Output exactly the lines from the first line of the records below through the line containing "d3.scaleLinear().domain([-32, -3]).range([box.bottom, box.top]);", both included, leaving out any pictures.

--------------------------------

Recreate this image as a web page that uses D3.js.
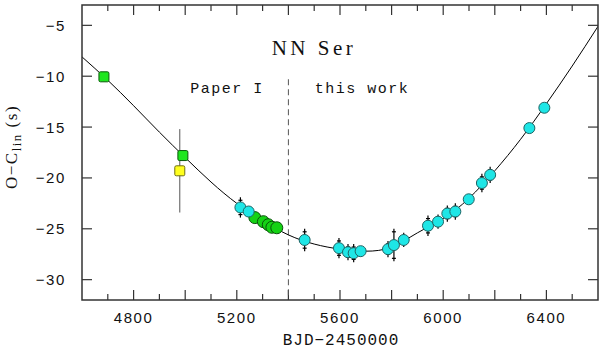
<!DOCTYPE html>
<html>
<head>
<meta charset="utf-8">
<script src="https://cdn.jsdelivr.net/npm/d3@7"></script>
<style>
  body { margin: 0; background: #fff; }
  .tick-label { font-family: "Liberation Sans", sans-serif; font-size: 15px; letter-spacing: 1.6px; fill: #111; }
  .mono { font-family: "Liberation Mono", monospace; fill: #111; }
</style>
</head>
<body>
<script>
//fitted curve
var curveX = [4600, 4700, 4800, 4900, 5000, 5100, 5200, 5300, 5400, 5500, 5600,
              5700, 5800, 5900, 6000, 6100, 6200, 6300, 6400, 6500, 6600];
var curveY = [-8.1, -10.4, -12.9, -15.5, -18.0, -20.4, -22.5, -24.2, -25.6, -26.5, -27.0,
              -27.2, -26.8, -25.4, -24.0, -22.0, -19.3, -16.2, -12.7, -9.0, -5.1];

//green squares
var sqGreenX = [4685, 4991];
var sqGreenY = [-10.06, -17.8];

//yellow square with big error bar
var sqYellowX = [4979];
var sqYellowY = [-19.3];
var sqYellowErr = [4.1];

//green circles
var circGreenX = [5270, 5303, 5322, 5336, 5355];
var circGreenY = [-23.9, -24.3, -24.6, -24.85, -24.9];

//cyan circles
var circCyanX = [5214, 5246, 5463, 5596, 5631, 5653, 5680, 5786, 5809, 5847,
                 5941, 5980, 6016, 6047, 6099, 6150, 6182, 6334, 6392];
var circCyanY = [-22.9, -23.3, -26.1, -26.9, -27.3, -27.4, -27.2, -27.0, -26.6, -26.1,
                 -24.7, -24.3, -23.5, -23.3, -22.1, -20.5, -19.7, -15.1, -13.1];
var circCyanErr = [1.0, 0.4, 1.1, 1.0, 0.8, 0.9, 0.5, 0.8, 1.6, 0.7,
                   1.0, 0.7, 0.8, 0.8, 0.4, 0.9, 0.8, 0.3, 0.3];

var xTicks = [4800, 5200, 5600, 6000, 6400];
var yTicks = [-30, -25, -20, -15, -10, -5];
var dividerX = 5400;

//plot box
var box = {left: 82, right: 598, top: 5, bottom: 300};

var x = d3.scaleLinear().domain([4600, 6600]).range([box.left, box.right]);
var y = d3.scaleLinear().domain([-32, -3]).range([box.bottom, box.top]);

var svg = d3.select("body").append("svg")
  .attr("width", 600)
  .attr("height", 349);

//clip for marks
svg.append("clipPath").attr("id", "clip")
  .append("rect")
  .attr("x", box.left).attr("y", box.top)
  .attr("width", box.right - box.left).attr("height", box.bottom - box.top);

//ticks: major every 200, minor every 100 on x
var minorX = d3.range(4700, 6600, 100);
function tickLen(v) { return v % 200 === 0 ? 10 : 6; }

var ticks = svg.append("g").attr("stroke", "#333").attr("stroke-width", 1.2);
minorX.forEach(function(v) {
  ticks.append("line").attr("x1", x(v)).attr("x2", x(v))
    .attr("y1", box.bottom).attr("y2", box.bottom - tickLen(v));
  ticks.append("line").attr("x1", x(v)).attr("x2", x(v))
    .attr("y1", box.top).attr("y2", box.top + tickLen(v));
});
yTicks.forEach(function(v) {
  ticks.append("line").attr("x1", box.left).attr("x2", box.left + 10)
    .attr("y1", y(v)).attr("y2", y(v));
  ticks.append("line").attr("x1", box.right).attr("x2", box.right - 10)
    .attr("y1", y(v)).attr("y2", y(v));
});

//tick labels
svg.append("g").selectAll("text").data(xTicks).enter().append("text")
  .attr("class", "tick-label")
  .attr("x", function(d) { return x(d); })
  .attr("y", 323)
  .attr("text-anchor", "middle")
  .text(function(d) { return d; });

svg.append("g").selectAll("text").data(yTicks).enter().append("text")
  .attr("class", "tick-label")
  .attr("x", 66)
  .attr("y", function(d) { return y(d) + 5.5; })
  .attr("text-anchor", "end")
  .text(function(d) { return "\u2212" + Math.abs(d); });

//axis titles
svg.append("text")
  .attr("class", "mono")
  .attr("x", 341).attr("y", 345)
  .attr("text-anchor", "middle")
  .style("font-size", "16px")
  .style("letter-spacing", "1px")
  .text("BJD\u22122450000");

var ylab = svg.append("text")
  .attr("transform", "translate(17,147) rotate(-90)")
  .attr("text-anchor", "middle")
  .style("font-family", "'Liberation Serif', serif")
  .style("font-size", "17px")
  .style("letter-spacing", "1.5px")
  .attr("fill", "#111");
ylab.append("tspan").text("O\u2212C");
ylab.append("tspan").attr("dy", 4).style("font-size", "13px").text("lin");
ylab.append("tspan").attr("dy", -4).text(" (s)");

//dashed divider
svg.append("line")
  .attr("x1", x(dividerX)).attr("x2", x(dividerX))
  .attr("y1", y(-10.3)).attr("y2", box.bottom)
  .attr("stroke", "#555").attr("stroke-width", 1)
  .attr("stroke-dasharray", "6,4");

//labels in the plot
svg.append("text")
  .attr("x", 314).attr("y", 55)
  .attr("text-anchor", "middle")
  .style("font-family", "'Liberation Serif', serif")
  .style("font-size", "21px")
  .style("letter-spacing", "3.5px")
  .attr("fill", "#111")
  .text("NN Ser");
svg.append("text").attr("class", "mono")
  .attr("x", 227).attr("y", 93)
  .attr("text-anchor", "middle")
  .style("font-size", "15px").style("letter-spacing", "1.5px")
  .text("Paper I");
svg.append("text").attr("class", "mono")
  .attr("x", 362).attr("y", 93)
  .attr("text-anchor", "middle")
  .style("font-size", "15px").style("letter-spacing", "1.5px")
  .text("this work");

//fitted curve
var fitLine = d3.line()
  .x(function(d) { return x(d[0]); })
  .y(function(d) { return y(d[1]); })
  .curve(d3.curveNatural);

svg.append("path")
  .datum(d3.zip(curveX, curveY))
  .attr("clip-path", "url(#clip)")
  .attr("fill", "none")
  .attr("stroke", "#000")
  .attr("stroke-width", 1)
  .attr("d", fitLine);

//yellow error bar
svg.append("g").selectAll("line").data(d3.range(sqYellowX.length)).enter().append("line")
  .attr("x1", function(i) { return x(sqYellowX[i]); })
  .attr("x2", function(i) { return x(sqYellowX[i]); })
  .attr("y1", function(i) { return y(sqYellowY[i] + sqYellowErr[i]); })
  .attr("y2", function(i) { return y(sqYellowY[i] - sqYellowErr[i]); })
  .attr("stroke", "#555").attr("stroke-width", 1);

//cyan error bars with small caps
var errG = svg.append("g").attr("stroke", "#000").attr("stroke-width", 1.2);
d3.range(circCyanX.length).forEach(function(i) {
  var cx = x(circCyanX[i]);
  var top = y(circCyanY[i] + circCyanErr[i]), bot = y(circCyanY[i] - circCyanErr[i]);
  errG.append("line").attr("x1", cx).attr("x2", cx).attr("y1", top).attr("y2", bot);
  errG.append("line").attr("x1", cx - 2).attr("x2", cx + 2).attr("y1", top + 3).attr("y2", top + 3);
  errG.append("line").attr("x1", cx - 2).attr("x2", cx + 2).attr("y1", bot - 3).attr("y2", bot - 3);
});

//squares
function squares(xs, ys, fill, stroke) {
  svg.append("g").selectAll("rect").data(d3.range(xs.length)).enter().append("rect")
    .attr("x", function(i) { return x(xs[i]) - 5; })
    .attr("y", function(i) { return y(ys[i]) - 5; })
    .attr("width", 10).attr("height", 10)
    .attr("rx", 1.5)
    .attr("fill", fill).attr("stroke", stroke).attr("stroke-width", 1);
}
squares(sqGreenX, sqGreenY, "#1ee61e", "#0a5a0a");
squares(sqYellowX, sqYellowY, "#ffff1e", "#6e6e14");

//circles
function circles(xs, ys, r, fill, stroke) {
  svg.append("g").selectAll("circle").data(d3.range(xs.length)).enter().append("circle")
    .attr("cx", function(i) { return x(xs[i]); })
    .attr("cy", function(i) { return y(ys[i]); })
    .attr("r", r)
    .attr("fill", fill).attr("stroke", stroke).attr("stroke-width", 1);
}
circles(circGreenX, circGreenY, 6, "#14d214", "#0a500a");
circles(circCyanX, circCyanY, 5.5, "#1ee6e6", "#1e6464");

//frame
svg.append("rect")
  .attr("x", box.left).attr("y", box.top)
  .attr("width", box.right - box.left).attr("height", box.bottom - box.top)
  .attr("fill", "none").attr("stroke", "#333").attr("stroke-width", 1.5);
</script>
</body>
</html>
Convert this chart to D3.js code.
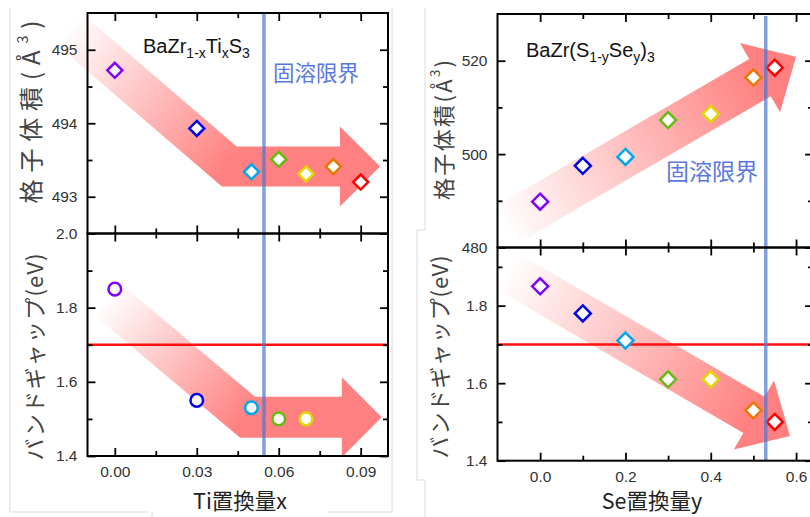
<!DOCTYPE html>
<html><head><meta charset="utf-8">
<script src="https://cdn.jsdelivr.net/npm/d3@7/dist/d3.min.js"></script>
<style>body{margin:0;background:#fff}svg{display:block}</style>
</head><body>
<svg id="c" width="810" height="517"></svg>
<script>
// ---------------- data ----------------
const tiX = [0, 0.03, 0.05, 0.06, 0.07, 0.08, 0.09];
const tiVolume = [494.72, 493.93, 493.34, 493.51, 493.31, 493.41, 493.20];
const tiGapX = [0, 0.03, 0.05, 0.06, 0.07];
const tiGap = [1.85, 1.55, 1.53, 1.50, 1.50];
const seY = [0, 0.1, 0.2, 0.3, 0.4, 0.5, 0.55];
const seVolume = [489.8, 497.5, 499.4, 507.3, 508.6, 516.4, 518.5];
const seGap = [1.85, 1.78, 1.71, 1.61, 1.61, 1.53, 1.50];
const pointColors = ["#8000ff", "#0000ee", "#00a8e8", "#66bb11", "#e0d800", "#e87800", "#ff0000"];
const tiLimit = 0.0546, seLimit = 0.529, gapTarget = 1.70;
const tiXTicks = [0, 0.03, 0.06, 0.09], tiXMinor = [0.015, 0.045, 0.075];
const tiVolTicks = [493, 494, 495], tiVolMinor = [493.5, 494.5];
const gapTicksL = [1.4, 1.6, 1.8, 2.0], gapMinor = [1.5, 1.7, 1.9];
const seXTicks = [0, 0.2, 0.4, 0.6], seXMinor = [0.1, 0.3, 0.5];
const seVolTicks = [480, 500, 520], seVolMinor = [490, 510];
const gapTicksR = [1.4, 1.6, 1.8];
// arrow centre lines (data coords): start, [corner], head base, tip
const arrowTiVol = [[-0.0171, 495.296], [0.0419, 493.413], [0.0824, 493.413], [0.0971, 493.413]];
const arrowTiGap = [[-0.0033, 1.826], [0.0486, 1.5046], [0.0831, 1.5046], [0.0977, 1.5046]];
const arrowSeVol = [[-0.0871, 484.39], [0.5155, 516.36], [0.600, 520.86]];
const arrowSeGap = [[-0.0824, 1.892], [0.5012, 1.518], [0.5858, 1.4637]];

// ---------------- layout ----------------
const svg = d3.select("#c");
const defs = svg.append("defs");
const xL = d3.scaleLinear([-0.01, 0.1], [87.5, 388]);
const yLt = d3.scaleLinear([492.5, 495.5], [233.5, 13]);
const yLb = d3.scaleLinear([1.4, 2.0], [456, 233.5]);
const xR = d3.scaleLinear([-0.1, 0.64], [497.5, 497.5 + 0.74 * 426.5]);
const yRt = d3.scaleLinear([480, 530], [247.5, 14]);
const yRb = d3.scaleLinear([1.4, 1.95], [460.7, 247.5]);

const numFont = "'Liberation Sans', Arial, sans-serif";
const jpFont = "'Noto Sans CJK JP', sans-serif";

// faint frame lines (pasted image borders)
const frame = svg.append("g").attr("stroke", "#dcdcdc").attr("fill", "none").attr("stroke-width", 1);
[[10,8,10,512],[10,512,148,512],[152,512,152,517],[328,512,392,512],[392,8,392,512],
 [425,8,425,230],[417,230,425,230],[417,230,417,480],[417,480,425,480],[425,480,425,517]]
 .forEach(l => frame.append("line").attr("x1",l[0]).attr("y1",l[1]).attr("x2",l[2]).attr("y2",l[3]));

// arrows
function arrowPath(pts, w, hw) {
  const n = pts.length;
  const P = pts;
  const segN = [];
  for (let i = 0; i < n - 2; i++) {
    const dx = P[i+1][0]-P[i][0], dy = P[i+1][1]-P[i][1], L = Math.hypot(dx, dy);
    segN.push([-dy/L, dx/L]);
  }
  const left = [], right = [];
  for (let i = 0; i < n - 1; i++) {
    let nx, ny, k = 1;
    if (i === 0) { [nx, ny] = segN[0]; }
    else if (i === n - 2) { [nx, ny] = segN[segN.length-1]; }
    else {
      const a = segN[i-1], b = segN[i];
      nx = a[0]+b[0]; ny = a[1]+b[1]; const L = Math.hypot(nx, ny); nx/=L; ny/=L;
      k = 1 / (nx*a[0] + ny*a[1]);
    }
    left.push([P[i][0]+nx*w*k, P[i][1]+ny*w*k]);
    right.push([P[i][0]-nx*w*k, P[i][1]-ny*w*k]);
  }
  const [bx, by] = P[n-2]; const [nx, ny] = segN[segN.length-1];
  const head = [[bx+nx*hw, by+ny*hw], P[n-1], [bx-nx*hw, by-ny*hw]];
  const all = left.concat(head).concat(right.reverse());
  return "M" + all.map(p => p.join(",")).join("L") + "Z";
}
function drawArrow(data, xs, ys, id, gradEndIndex, w) {
  const pts = data.map(d => [xs(d[0]), ys(d[1])]);
  const g = defs.append("linearGradient").attr("id", id).attr("gradientUnits", "userSpaceOnUse")
    .attr("x1", pts[0][0]).attr("y1", pts[0][1]).attr("x2", pts[gradEndIndex][0]).attr("y2", pts[gradEndIndex][1]);
  g.append("stop").attr("offset", 0).attr("stop-color", "#ff8080").attr("stop-opacity", 0);
  g.append("stop").attr("offset", 1).attr("stop-color", "#ff8080").attr("stop-opacity", 1);
  svg.append("path").attr("d", arrowPath(pts, w, 40)).attr("fill", `url(#${id})`);
}
drawArrow(arrowTiVol, xL, yLt, "g1", 1, 20);
drawArrow(arrowTiGap, xL, yLb, "g2", 1, 20.5);
drawArrow(arrowSeVol, xR, yRt, "g3", 1, 21.5);
drawArrow(arrowSeGap, xR, yRb, "g4", 1, 21);

// target band-gap lines
svg.append("line").attr("x1", xL.range()[0]).attr("x2", xL.range()[1]).attr("y1", yLb(gapTarget)).attr("y2", yLb(gapTarget))
  .attr("stroke", "#ff1010").attr("stroke-width", 2.5);
svg.append("line").attr("x1", xR.range()[0]).attr("x2", xR.range()[1]).attr("y1", yRb(gapTarget)).attr("y2", yRb(gapTarget))
  .attr("stroke", "#ff1010").attr("stroke-width", 2.5);

// markers
function diamonds(xs, ys, xv, yv, r) {
  svg.append("g").selectAll("path").data(xv).join("path")
    .attr("d", (d, i) => { const cx = xs(d), cy = ys(yv[i]); return `M${cx},${cy-r}L${cx+r},${cy}L${cx},${cy+r}L${cx-r},${cy}Z`; })
    .attr("fill", "#fff").attr("stroke", (d, i) => pointColors[i]).attr("stroke-width", 2.5);
}
function circles(xs, ys, xv, yv, r) {
  svg.append("g").selectAll("circle").data(xv).join("circle")
    .attr("cx", d => xs(d)).attr("cy", (d, i) => ys(yv[i])).attr("r", r)
    .attr("fill", "#fff").attr("stroke", (d, i) => pointColors[i]).attr("stroke-width", 2.5);
}
diamonds(xL, yLt, tiX, tiVolume, 7.5);
circles(xL, yLb, tiGapX, tiGap, 6.3);
diamonds(xR, yRt, seY, seVolume, 8);
diamonds(xR, yRb, seY, seGap, 8);

// solubility limit lines
svg.append("line").attr("x1", xL(tiLimit)).attr("x2", xL(tiLimit)).attr("y1", yLt.range()[1]).attr("y2", yLb.range()[0])
  .attr("stroke", "#4a78d0").attr("stroke-opacity", 0.7).attr("stroke-width", 3.5);
svg.append("line").attr("x1", xR(seLimit)).attr("x2", xR(seLimit)).attr("y1", 16).attr("y2", yRb.range()[0])
  .attr("stroke", "#4a78d0").attr("stroke-opacity", 0.7).attr("stroke-width", 3.5);

// axes
function axesBox(xs, ys, opts) {
  const [x0, x1] = xs.range(), [y0, y1] = ys.range();
  const g = svg.append("g");
  const style = a => a.call(s => s.select(".domain").remove())
    .call(s => s.selectAll("line").attr("stroke", "#000").attr("stroke-width", 1.8))
    .call(s => s.selectAll("text").attr("fill", "#333").attr("font-size", 15.5).attr("font-family", numFont));
  const mk = (axisFn, scale, vals, size, fmt, tr) => {
    const a = axisFn(scale).tickValues(vals).tickSize(-size).tickSizeOuter(0).tickPadding(10);
    a.tickFormat(fmt ? fmt : () => "");
    g.append("g").attr("transform", tr).call(a).call(style);
  };
  mk(d3.axisBottom, xs, opts.xt, 8, opts.xLabels ? opts.xFmt : null, `translate(0,${y0})`);
  mk(d3.axisBottom, xs, opts.xm, 5, null, `translate(0,${y0})`);
  mk(d3.axisTop, xs, opts.xt, 8, null, `translate(0,${y1})`);
  mk(d3.axisTop, xs, opts.xm, 5, null, `translate(0,${y1})`);
  mk(d3.axisLeft, ys, opts.yt, 8, opts.yFmt, `translate(${x0},0)`);
  mk(d3.axisLeft, ys, opts.ym, 5, null, `translate(${x0},0)`);
  mk(d3.axisRight, ys, opts.yt, 8, null, `translate(${x1},0)`);
  mk(d3.axisRight, ys, opts.ym, 5, null, `translate(${x1},0)`);
  g.append("rect").attr("x", x0).attr("y", y1).attr("width", x1 - x0).attr("height", y0 - y1)
    .attr("fill", "none").attr("stroke", "#000").attr("stroke-width", 2);
}
axesBox(xL, yLt, {xt: tiXTicks, xm: tiXMinor, yt: tiVolTicks, ym: tiVolMinor, yFmt: d3.format("d")});
axesBox(xL, yLb, {xt: tiXTicks, xm: tiXMinor, yt: gapTicksL, ym: gapMinor, yFmt: d3.format(".1f"), xLabels: true, xFmt: d3.format(".2f")});
axesBox(xR, yRt, {xt: seXTicks, xm: seXMinor, yt: seVolTicks, ym: seVolMinor, yFmt: d3.format("d")});
axesBox(xR, yRb, {xt: seXTicks, xm: seXMinor, yt: gapTicksR, ym: gapMinor, yFmt: d3.format(".1f"), xLabels: true, xFmt: d3.format(".1f")});

// compound labels
function formula(x, y, parts) {
  const t = svg.append("text").attr("x", x).attr("y", y).attr("font-family", numFont).attr("font-size", 20).attr("fill", "#111");
  parts.forEach(p => {
    if (p[1]) t.append("tspan").text(p[0]).attr("font-size", 14).attr("dy", 5);
    else t.append("tspan").text(p[0]).attr("dy", p[2] || 0);
  });
}
formula(143, 53, [["BaZr"], ["1-x", true], ["Ti", false, -5], ["x", true], ["S", false, -5], ["3", true]]);
formula(526, 57, [["BaZr(S"], ["1-y", true], ["Se", false, -5], ["y", true], [")", false, -5], ["3", true]]);

// solubility limit labels
svg.append("text").attr("x", 273).attr("y", 81).text("固溶限界").attr("font-family", jpFont).attr("font-size", 21.5).attr("fill", "#5a78e0");
svg.append("text").attr("x", 666).attr("y", 180).text("固溶限界").attr("font-family", jpFont).attr("font-size", 23).attr("fill", "#5a78e0");

// axis titles
function yTitle(cx, cy, len, size, parts) {
  const t = svg.append("text").attr("transform", `translate(${cx},${cy}) rotate(-90)`).attr("text-anchor", "middle")
    .attr("dominant-baseline", "central").attr("font-family", jpFont).attr("font-size", size).attr("fill", "#444")
    .attr("textLength", len).attr("lengthAdjust", "spacing");
  parts.forEach(p => {
    const s = t.append("tspan").text(p[0]);
    if (p[1]) s.attr("font-size", size * 0.6).attr("dy", -size * 0.35);
    if (p[2]) s.attr("dy", p[2]);
  });
}
yTitle(29, 112, 183, 24, [["格子体積(Å"], ["3", true], [")", false, 24 * 0.35]]);
yTitle(33, 357, 207, 22, [["バンドギャップ(eV)"]]);
yTitle(442, 130, 140, 22, [["格子体積(Å"], ["3", true], [")", false, 22 * 0.35]]);
yTitle(438, 357, 203, 22, [["バンドギャップ(eV)"]]);

svg.append("text").attr("x", 240).attr("y", 499).attr("text-anchor", "middle").attr("dominant-baseline", "central")
  .attr("font-family", jpFont).attr("font-size", 21.5).attr("fill", "#222").text("Ti置換量x");
svg.append("text").attr("x", 652).attr("y", 499).attr("text-anchor", "middle").attr("dominant-baseline", "central")
  .attr("font-family", jpFont).attr("font-size", 21.5).attr("fill", "#222").text("Se置換量y");
</script>
</body></html>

--------------------------------

> Task solution
Recreate this image as a web page that uses D3.js.
<!DOCTYPE html>
<html>
<head>
<meta charset="utf-8">
<script src="https://cdn.jsdelivr.net/npm/d3@7"></script>
<style>
  body { margin: 0; background: #fff; }
  .tick-label { font-family: "Liberation Sans", sans-serif; font-size: 15px; letter-spacing: 1.6px; fill: #111; }
  .mono { font-family: "Liberation Mono", monospace; fill: #111; }
</style>
</head>
<body>
<script>
//fitted curve
var curveX = [4600, 4700, 4800, 4900, 5000, 5100, 5200, 5300, 5400, 5500, 5600,
              5700, 5800, 5900, 6000, 6100, 6200, 6300, 6400, 6500, 6600];
var curveY = [-8.1, -10.4, -12.9, -15.5, -18.0, -20.4, -22.5, -24.2, -25.6, -26.5, -27.0,
              -27.2, -26.8, -25.4, -24.0, -22.0, -19.3, -16.2, -12.7, -9.0, -5.1];

//green squares
var sqGreenX = [4685, 4991];
var sqGreenY = [-10.06, -17.8];

//yellow square with big error bar
var sqYellowX = [4979];
var sqYellowY = [-19.3];
var sqYellowErr = [4.1];

//green circles
var circGreenX = [5270, 5303, 5322, 5336, 5355];
var circGreenY = [-23.9, -24.3, -24.6, -24.85, -24.9];

//cyan circles
var circCyanX = [5214, 5246, 5463, 5596, 5631, 5653, 5680, 5786, 5809, 5847,
                 5941, 5980, 6016, 6047, 6099, 6150, 6182, 6334, 6392];
var circCyanY = [-22.9, -23.3, -26.1, -26.9, -27.3, -27.4, -27.2, -27.0, -26.6, -26.1,
                 -24.7, -24.3, -23.5, -23.3, -22.1, -20.5, -19.7, -15.1, -13.1];
var circCyanErr = [1.0, 0.4, 1.1, 1.0, 0.8, 0.9, 0.5, 0.8, 1.6, 0.7,
                   1.0, 0.7, 0.8, 0.8, 0.4, 0.9, 0.8, 0.3, 0.3];

var xTicks = [4800, 5200, 5600, 6000, 6400];
var yTicks = [-30, -25, -20, -15, -10, -5];
var dividerX = 5400;

//plot box
var box = {left: 82, right: 598, top: 5, bottom: 300};

var x = d3.scaleLinear().domain([4600, 6600]).range([box.left, box.right]);
var y = d3.scaleLinear().domain([-32, -3]).range([box.bottom, box.top]);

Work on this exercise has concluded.